Le jazz zen
"Pourquoi tout compliquer quand tout est si facile ?", se désole Catherine Deneuve dans la chanson "De Delphine à Lancien", tirée de la comédie musicale Les Demoiselle de Rochefort. Comme un écho à la musique de Yuval Amihai. Le troisième album du guitariste franco-israélien s’ouvre sur cette scène d’amour contrarié et se ferme sur les jeux de séduction de Woody Allen, à travers le titre "You are too beautiful" de Richard Rodgers et Lorenz Hart. Woody aime les casses-têtes, Yuval ne craint pas les carrefours, à l’image de sa mappemonde musicale, traçant des ponts imaginaires d’Est en Ouest, de la côte Cotton Club des États-Unis aux déserts du Néguev. Une façon de sauter les frontières en jonglant avec les répertoires, frayant dans le jazz cool, le bop, las jeux de jazz, mais aussi les shuffles blues et les chants israéliens.
"I ain’t got nothing but the Blues". Contrairement à ce que laisse supposer l’intitulé de cet album (Fresh Sound Records), le jazzman chercheur de blues notes ne manque pas de richesse harmonique. Ni d’aplomb quand il s’agit de s’attaquer au standard de Duke Ellington.
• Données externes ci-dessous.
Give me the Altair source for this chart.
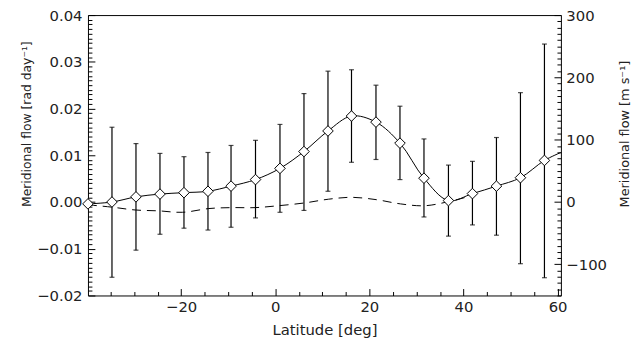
"""Meridional flow versus latitude (Altair), axes carried by the data layers."""
import pandas as pd
import altair as alt

lat = [-39.8, -34.7, -29.6, -24.5, -19.4, -14.3, -9.4, -4.2, 1.0, 6.1,
       11.2, 16.2, 21.4, 26.5, 31.6, 36.8, 41.9, 47.0, 52.1, 57.2]
flow = [-0.0004, 0.0000, 0.0011, 0.0017, 0.0020, 0.0023, 0.0034, 0.0048, 0.0072, 0.0108,
        0.0152, 0.0184, 0.0171, 0.0126, 0.0051, 0.0003, 0.0018, 0.0034, 0.0052, 0.0089]

err_lat = lat[1:]
err_hi = [0.0160, 0.0125, 0.0104, 0.0097, 0.0106, 0.0121, 0.0132, 0.0166, 0.0232,
          0.0280, 0.0283, 0.0250, 0.0205, 0.0135, 0.0079, 0.0087, 0.0138, 0.0234, 0.0338]
err_lo = [-0.0161, -0.0103, -0.0069, -0.0056, -0.0060, -0.0054, -0.0034, -0.0022, -0.0018,
          0.0023, 0.0085, 0.0091, 0.0048, -0.0032, -0.0073, -0.0049, -0.0071, -0.0132, -0.0162]

curve_lat = lat + [60.7]
curve_flow = flow + [0.0106]

dash_lat = [-39.8, -34.7, -29.8, -24.7, -19.7, -14.1, -9.2, -4.3, 0.6, 6.2,
            11.3, 16.2, 21.5, 26.6, 31.7, 36.9, 41.9]
dash_flow = [-0.0006, -0.0011, -0.0017, -0.0019, -0.0022, -0.0014, -0.0012, -0.0012, -0.0008, -0.0002,
             0.0006, 0.0010, 0.0005, -0.0004, -0.0008, 0.0001, 0.0014]

x_major = [-20, 0, 20, 40, 60]
x_minor = [-35, -30, -25, -15, -10, -5, 5, 10, 15, 25, 30, 35, 45, 50, 55]
y_major = [-0.02, -0.01, 0.0, 0.01, 0.02, 0.03, 0.04]
y_minor = [round(-0.02 + 0.001 * i, 3) for i in range(61) if i % 10 != 0]
r_major = [-100, 0, 100, 200, 300]
r_minor = [v for v in range(-150, 301, 10) if v % 100 != 0]

XDOM = [-39.8, 60.7]
YDOM = [-0.02, 0.04]
MS_PER_RAD_DAY = 7500.0

FONT = "DejaVu Sans"
TXT = "#222222"
INK = "black"

pts = pd.DataFrame({"lat": lat, "flow": flow})
errs = pd.DataFrame({"lat": err_lat, "hi": err_hi, "lo": err_lo})
curve = pd.DataFrame({"lat": curve_lat, "flow": curve_flow})
dash = pd.DataFrame({"lat": dash_lat, "flow": dash_flow})

# right-axis (m/s) positions expressed on the rad/day scale
r_major_pos = [v / MS_PER_RAD_DAY for v in r_major]
r_minor_pos = [v / MS_PER_RAD_DAY for v in r_minor]


def xs():
    return alt.Scale(domain=XDOM, nice=False, zero=False)


def ys():
    return alt.Scale(domain=YDOM, nice=False, zero=False)


def tick_axis(orient, values, size):
    return alt.Axis(orient=orient, values=values, labels=False, ticks=True, tickSize=size,
                    tickColor=INK, domain=False, grid=False, offset=-size, title=None)


x_labels = alt.Axis(
    orient="bottom", values=x_major, format="d", ticks=False, domain=False, grid=False,
    labelFont=FONT, labelFontSize=15, labelColor=TXT, labelPadding=4,
    labelFlush=False, labelOverlap=False,
    title="Latitude [deg]", titleFont=FONT, titleFontSize=15, titleFontWeight="normal",
    titleColor=TXT, titleY=35, titleBaseline="middle")
y_labels = alt.Axis(
    orient="left", values=y_major, format=".2f", ticks=False, domain=False, grid=False,
    labelFont=FONT, labelFontSize=15, labelColor=TXT, labelPadding=6,
    labelFlush=False, labelOverlap=False, labelBaseline="middle",
    title="Meridional flow [rad day\u207b\u00b9]", titleFont=FONT, titleFontSize=12.5,
    titleFontWeight="normal", titleColor=TXT, titleAngle=270, titleX=-62, titleY=110,
    titleAlign="center", titleBaseline="middle")
r_labels = alt.Axis(
    orient="right", values=r_major_pos, labelExpr="format(datum.value * 7500, 'd')",
    ticks=False, domain=False, grid=False,
    labelFont=FONT, labelFontSize=15, labelColor=TXT, labelPadding=5,
    labelFlush=False, labelOverlap=False, labelBaseline="middle",
    title="Meridional flow [m s\u207b\u00b9]", titleFont=FONT, titleFontSize=13,
    titleFontWeight="normal", titleColor=TXT, titleAngle=270, titleX=64, titleY=120,
    titleAlign="center", titleBaseline="middle")

# solid curve: carries left and bottom labels
solid = alt.Chart(curve).mark_line(
    color=INK, strokeWidth=1, interpolate="catmull-rom"
).encode(
    x=alt.X("lat:Q", scale=xs(), axis=x_labels),
    y=alt.Y("flow:Q", scale=ys(), axis=y_labels),
)
# dashed curve: carries minor ticks on left and bottom
dashed = alt.Chart(dash).mark_line(
    color=INK, strokeWidth=1, strokeDash=[9, 6], interpolate="catmull-rom"
).encode(
    x=alt.X("lat:Q", scale=xs(), axis=tick_axis("bottom", x_minor, 4)),
    y=alt.Y("flow:Q", scale=ys(), axis=tick_axis("left", y_minor, 4)),
)
# error bars: carry the right-hand labels
bars = alt.Chart(errs).mark_rule(color=INK, strokeWidth=1.2).encode(
    x=alt.X("lat:Q", scale=xs(), axis=None),
    y=alt.Y("lo:Q", scale=ys(), axis=r_labels),
    y2="hi:Q",
)
cap_hi = alt.Chart(errs).mark_tick(color=INK, orient="horizontal", size=5, thickness=1.2).encode(
    x=alt.X("lat:Q", scale=xs(), axis=None),
    y=alt.Y("hi:Q", scale=ys(), axis=tick_axis("right", r_major_pos, 7)),
)
cap_lo = alt.Chart(errs).mark_tick(color=INK, orient="horizontal", size=5, thickness=1.2).encode(
    x=alt.X("lat:Q", scale=xs(), axis=None),
    y=alt.Y("lo:Q", scale=ys(), axis=tick_axis("right", r_minor_pos, 4)),
)
# diamonds: carry major ticks on left and bottom
diamonds = alt.Chart(pts).mark_point(
    shape="diamond", size=115, filled=True, fill="white", stroke=INK, strokeWidth=1, opacity=1
).encode(
    x=alt.X("lat:Q", scale=xs(), axis=tick_axis("bottom", x_major, 7)),
    y=alt.Y("flow:Q", scale=ys(), axis=tick_axis("left", y_major, 7)),
)

chart = alt.layer(
    solid, dashed, bars, cap_hi, cap_lo, diamonds,
).resolve_scale(
    x="independent", y="independent"
).properties(
    width=479, height=284,
    autosize=alt.AutoSizeParams(type="none"),
    padding={"left": 81, "top": 5, "right": 72, "bottom": 49},
    background="white",
).configure_view(
    stroke=INK, strokeWidth=1
)

chart.save("out.html", embed_options={"renderer": "svg", "actions": False})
Il avait en tête la version d’Ella Fitzgerald et Joe Pass : "Je voulais faire chanter la guitare comme la voix d’Ella". Son interprétation sera tout en retenue, slow tempo, avec des bends chamallow, tirés avec espièglerie, créant un jeu du chat et de la souris avec la diva et le Duke. C’est en trio (le bassiste Damien Varaillon et le batteur Gautier Garrigue) qu’il a décidé de cheminer, une formule intimiste avec laquelle il tourne depuis des années, "qui me rapprochait également du blues, ce versant guitare dans le jazz".
De "Love for Sale" de Cole Porter à "Stolen Moments" d’Oliver Nelson, en passant par "So Tender" de Keith Jarrett et bien d’autres pépites du répertoire, sans oublier trois délicates compositions, le musicien rembobine la bande-son du jazz pour proposer ses propres bandes originales : "Je voulais m’inscrire dans la culture populaire du jazz, à travers ses standards. Je n’ai pas suivi de démarche musicologique, j’ai choisi ces titres à l’instinct, en résonance, ils illustrent tous des étapes de mon parcours musical." Yuval évite l’exercice de style pour proposer un éclairage. Et faire entendre sa propre voix, suave, via la rondeur et la chaleur de sa guitare archtop, fabriquée par le luthier new-yorkais Victor Baker. L’homme joue sur du velours. Ses deux premiers albums ont été salués par la critique (Yuval Amihai Ensemble en 2012 et Longing en 2015). On loue son "lyrisme", "sa délicatesse", son "apparente simplicité". Telle est, en effet la griffe de ce virtuose qui refuse d’en être un. Orchestrations a minima, esthétique épurée, discours sur le fil, le compositeur-conteur fuit les mitrailles de notes tout autant que les propos ampoulés. Plutôt plume que gâchette. "Mon but, c’est que les auditeurs soient touchés par la musique, non refroidis par l’aspect technique. Je me méfie des démonstrations et des concepts pompeux. A mes yeux, la musique doit être universelle, partagée par tous et non la propriété d’une chapelle de spécialistes", affirme le musicien sans consignes de notes.